The second solution is one that the camera manufacturers are now building in to the cameras themselves.

Extended Dynamic Range
Wouldn’t it be nice if – rather than spending hours fiddling around with software – your camera could automatically control the brightness levels of shadows and highlights? Now they can. There are several new digital SLR cameras that include enhanced or “extended” dynamic range. I prefer the term “enhanced” myself, since an SLR can’t yet extend its range to be equivalent to an HDR image.

Instead, there are two different “tricks” that digital SLRs can use to improve the appearance of images with extreme contrast:

Make the highlights bright, but prevent them from going to pure white (retain some details)Expose for highlights (making the shadows dark) and then increase the brightness of just the shadows to balance the image.

The first solution is what you’ll find in any Canon digital SLR with enhanced dynamic range – Canon’s terms for it is “highlight tone priority”. When highlight tone priority is active, it does just what’s described for #1 above: it keeps the highlights in check, and preserves some small amount of detail in bright parts of the photo.

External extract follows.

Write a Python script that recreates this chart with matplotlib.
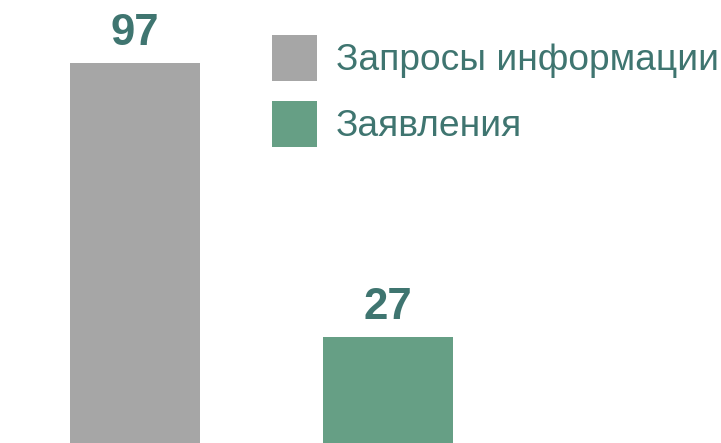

Nikon digital SLR cameras have adopted the second solution: it is dubbed “active D-lighting” (don’t you just love these names?). D-lighting is a feature on older Nikon digital SLRs (like the D80) that lets you to increase the shadow brightness of your photos in the camera – editing the image without having to use a computer. Active D-lighting is the same concept, the only difference is that the editing takes place at the time of exposure so you don’t have to fiddle around with your photos later.

Cameras made by Olympus, Pentax and Sony are also starting to include some form of enhanced dynamic range and yes, they ALL have different names for it.

SPECIAL NOTE: before you get all excited about the prospect of a digital camera that can captures exactly what your eyes see, please realize that this technology is in its infancy, and sometimes the effects are quite subtle.